13. Facts in the case before me are quite similar to those of the case of (1874) 8 CP 165. Here the respondent in his election petition charged the petitioner with having committed corrupt practice by procuring the giving of votes in the name of four voters whose particulars were mentioned in the Schedule C to the petition. He now wants to charge the petitioner by adding that he committed the corrupt practice in relation to seven more persons. The petition, on the basis of allegations and charges sought to be introduced by the amendment application, would have been barred by the rule of limitation contained in Rule 50. As the provisions of the Code of Civil Procedure have been made applicable to the hear-ing of an election petition, in so far as they are not inconsistent with the Rules, the Tribunal had no jurisdiction to grant such an amendment while exercising its power under Order 6, Rule 17, Civil Procedure Code.
14. Learned counsel for the petitioner, however; did not advance any argument to show that the order of the Tribunal dated March 10, 1966 (Annexure A to the petition) holding that a Civil Judge has jurisdiction to hear election petition challenging the election of a Chairman of a Town Area, is erroneous. In my opinion, the Tribunal has correctly interpreted the Rules and has rightly held that an election petition challenging the election of Chairman of a Town Area can be heard by a Civil Judge and that there is no defect in that order.
15. As I have come to the conclusion that the order of amendment made by the Tribunal on 1-1-1966 as confirmed by the order dated 20th January, 1966 is without jurisdiction, both the orders deserve to be quashed.

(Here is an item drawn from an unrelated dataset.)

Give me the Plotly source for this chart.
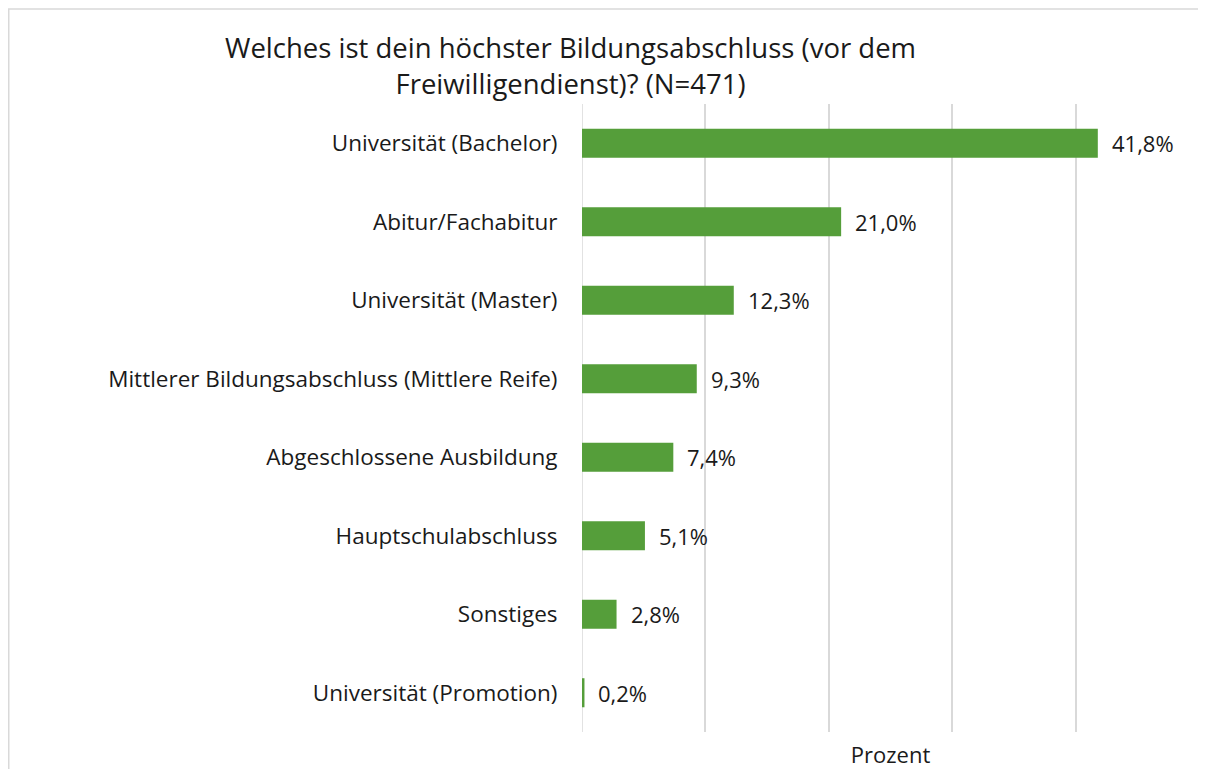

16. In the result, I allow the petition in part. I quash the orders dated 1-1-1966 and 20-1-1906 (Annexures IV and VI to the petition). I, however, reject the petition in so far as the prayer for quashing the order dated March 1, 1966 (Annexure A to the petition), is concerned. The stay order made in the case is discharged. Since the petitioner has succeeded only in part, I direct the parties to bear their own costs.